A few years ago I took some American friends, who had been staying with me, to see Oxford. We had left the house at eight o'clock, and had finished up with the Martyrs' Memorial at a quarter to seven. Looking back, I cannot think of anything we missed. I had said good-bye to them at the railway station. They were going on to Stratford. I was too exhausted to remember I had left the motor at the Randolph. There was a train going in the opposite direction to Stratford; and caring about nothing else, I took it. Just as it was starting there shot in a liver-coloured dog, followed by three middle-aged and important-looking gentlemen. The dog, a Chow, took the seat opposite to me. He had a quiet dignity about him. He struck me as more Chinese than dog. The other three spread themselves about. The eldest, and most talkative, was a professor: anyhow that's what they called him; added to which, he looked it. The stoutest of the three I judged to be connected with finance. It appeared that if the “A.G. group” did not put up fourteen millions by Friday, he would have to go to town on Monday, and that would be a nuisance. I could not help overhearing and feeling sorry for him. At the period, I was worried over money matters myself. The third was a simple soul connected with Egyptology and a museum. I was dropping off to sleep, when the train gave a lurch, and the Professor suddenly said “Damn.”

“Wish I'd never sat down on that corkscrew,” remarked the Professor, while rubbing the place.

“If it comes to that,” remarked the Financier, “there were one or two things that would have been all the better for your not sitting down upon them: tomatoes, for example.”

I kept my eyes closed and listened.
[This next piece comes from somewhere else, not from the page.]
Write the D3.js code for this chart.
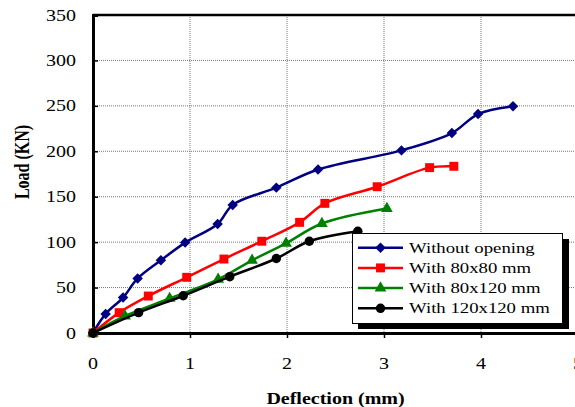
<!DOCTYPE html>
<html>
<head>
<meta charset="utf-8">
<script src="https://cdn.jsdelivr.net/npm/d3@7"></script>
<style>
  body { margin: 0; background: #fff; }
  svg text { font-family: "Liberation Serif", "Times New Roman", serif; }
</style>
</head>
<body>
<div class="chart"></div>
<script>
// series values (deflection mm, load KN)
const withoutOpening = [[0, 0], [0.13, 21], [0.31, 39], [0.46, 60], [0.70, 80], [0.95, 99.5], [1.285, 120], [1.44, 141], [1.89, 160], [2.32, 180], [3.18, 201], [3.70, 220], [3.97, 241], [4.33, 249.5]]
const with80x80 = [[0, 0], [0.27, 22.4], [0.57, 40.7], [0.966, 61.3], [1.35, 81.4], [1.74, 101], [2.13, 121.8], [2.39, 142.7], [2.93, 161], [3.47, 182], [3.72, 183.5]]
const with80x120 = [[0, 0], [0.33, 18.7], [0.79, 38], [1.29, 59], [1.64, 80], [1.99, 98.7], [2.36, 120.5], [3.03, 137]]
const with120x120 = [[0, 0], [0.47, 22.4], [0.93, 41], [1.41, 62], [1.89, 82], [2.23, 101], [2.73, 112]]

const seriesNames = ["Without opening", "With 80x80 mm", "With 80x120 mm", "With 120x120 mm"]
const xTicks = [0, 1, 2, 3, 4, 5]
const yTicks = [0, 50, 100, 150, 200, 250, 300, 350]

const width = 575
const height = 407
const sx = 1.25 // text in the picture is stretched sideways

let svg = d3.select(".chart")
  .append("svg")
  .attr("width", width)
  .attr("height", height)

let x = d3.scaleLinear().domain([0, 5]).range([93, 578])
let y = d3.scaleLinear().domain([0, 350]).range([333, 15])

// grid
svg.append("g")
  .selectAll("line")
  .data(xTicks.filter(d => d > 0))
  .enter()
  .append("line")
  .attr("x1", d => x(d)).attr("x2", d => x(d))
  .attr("y1", y(350)).attr("y2", y(0))
  .style("stroke", "#777")
  .style("stroke-dasharray", "1,1")

svg.append("g")
  .selectAll("line")
  .data(yTicks.filter(d => d > 0 && d < 350))
  .enter()
  .append("line")
  .attr("x1", x(0)).attr("x2", width)
  .attr("y1", d => y(d)).attr("y2", d => y(d))
  .style("stroke", "#777")
  .style("stroke-dasharray", "1,1")

// top border
svg.append("line")
  .attr("x1", x(0)).attr("x2", width)
  .attr("y1", y(350)).attr("y2", y(350))
  .style("stroke", "#000")
  .style("stroke-width", 2.5)

// axes
let xAxis = svg.append("g")
  .attr("transform", "translate(0," + y(0) + ")")
  .call(d3.axisBottom(x).tickValues(xTicks).tickSize(5).tickFormat(""))
xAxis.select(".domain").style("stroke-width", 3)
xAxis.selectAll(".tick line").style("stroke-width", 1.5)

let yAxis = svg.append("g")
  .attr("transform", "translate(" + x(0) + ",0)")
  .call(d3.axisRight(y).tickValues(yTicks).tickSize(5).tickFormat(""))
yAxis.select(".domain").style("stroke-width", 3)
yAxis.selectAll(".tick line").style("stroke-width", 1.5)

svg.append("g")
  .selectAll("text")
  .data(xTicks)
  .enter()
  .append("text")
  .attr("transform", d => "translate(" + x(d) + ",369) scale(" + sx + ",1)")
  .attr("text-anchor", "middle")
  .style("font-size", "16px")
  .text(d => d)

svg.append("g")
  .selectAll("text")
  .data(yTicks)
  .enter()
  .append("text")
  .attr("transform", d => "translate(76," + (y(d) + 5.5) + ") scale(" + sx + ",1)")
  .attr("text-anchor", "end")
  .style("font-size", "16px")
  .text(d => d)

svg.append("text")
  .attr("transform", "translate(" + ((x(0) + x(5)) / 2) + ",404) scale(" + sx + ",1)")
  .attr("text-anchor", "middle")
  .style("font-size", "16px")
  .style("font-weight", "bold")
  .text("Deflection (mm)")

svg.append("text")
  .attr("transform", "translate(28.5,162) scale(" + sx + ",1) rotate(-90)")
  .attr("text-anchor", "middle")
  .style("font-size", "16px")
  .style("font-weight", "bold")
  .text("Load (KN)")

// series
let series = [
  { name: seriesNames[0], values: withoutOpening, color: "#000080", symbol: d3.symbolDiamond2, size: 70 },
  { name: seriesNames[1], values: with80x80, color: "#ff0000", symbol: d3.symbolSquare, size: 80 },
  { name: seriesNames[2], values: with80x120, color: "#008000", symbol: d3.symbolTriangle, size: 60 },
  { name: seriesNames[3], values: with120x120, color: "#000000", symbol: d3.symbolCircle, size: 70 }
]

let line = d3.line()
  .x(d => x(d[0]))
  .y(d => y(d[1]))
  .curve(d3.curveCatmullRom)

series.forEach(s => {
  svg.append("path")
    .datum(s.values)
    .attr("d", line)
    .style("fill", "none")
    .style("stroke", s.color)
    .style("stroke-width", 2.5)

  svg.append("g")
    .selectAll("path")
    .data(s.values)
    .enter()
    .append("path")
    .attr("transform", d => "translate(" + x(d[0]) + "," + y(d[1]) + ")")
    .attr("d", d3.symbol().type(s.symbol).size(s.size))
    .style("fill", s.color)
})

// legend
let legend = svg.append("g")

legend.append("rect")
  .attr("x", 358).attr("y", 239)
  .attr("width", 211).attr("height", 90)
  .style("fill", "#000")

legend.append("rect")
  .attr("x", 352.5).attr("y", 233.5)
  .attr("width", 210).attr("height", 90)
  .style("fill", "#fff")
  .style("stroke", "#000")
  .style("stroke-width", 1)

let rows = legend.selectAll(".row")
  .data(series)
  .enter()
  .append("g")
  .attr("class", "row")
  .attr("transform", (d, i) => "translate(0," + (247.7 + i * 20.2) + ")")

rows.append("line")
  .attr("x1", 358).attr("x2", 403)
  .style("stroke", d => d.color)
  .style("stroke-width", 2.5)

rows.append("path")
  .attr("transform", "translate(380.5,0)")
  .attr("d", d => d3.symbol().type(d.symbol).size(d.size)())
  .style("fill", d => d.color)

rows.append("text")
  .attr("transform", "translate(409,5) scale(" + sx + ",1)")
  .style("font-size", "15px")
  .text(d => d.name)
</script>
</body>
</html>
I learnt that, brain fagged and desiring a new thing, they had hit upon the idea of hiring a boat at Kingston and pulling up the river. They were in reminiscent mood, and it was clear they had had trouble with their packing. They had started with a tent. For the first two nights, they had slept in this tent—at intervals. The tent, it was evident, had shown no more respect for Philosophy and High Finance and Egyptology than for Youth and Folly. It had followed the law of its being; and on the third morning they had deliberately set fire to it and had danced round it while it burnt. They had bathed of mornings; and the Egyptologist, slipping on a banana rind, had dived before he intended and taken his pyjamas with him. They had washed their clothes in the river and afterwards given them away. They had sat hungry round hermetically sealed luxuries, having forgotten the tin-opener. The Chow, whose name it transpired was Confucius, had had a row with a cat, and had scalded himself with the kettle.

From all of which it would appear that anyone, who had thought of it, could have written “Three Men in a Boat.” Likely enough, some troop of ancient Britons, camping where now the Mother of Parliaments looks down upon old Thames, listened amused while one among them told of the adventures of himself and twain companions in a coracle: to say nothing of the wolf. Allowing for variation in unimportant detail, much the same sort of things must have happened. And in 30,000 A.D.—if Earth's rivers still run—a boat-load of Shaw's “ancients” will, in all probability, be repeating the experiment with similar results, accompanied by a dog five thousand years old.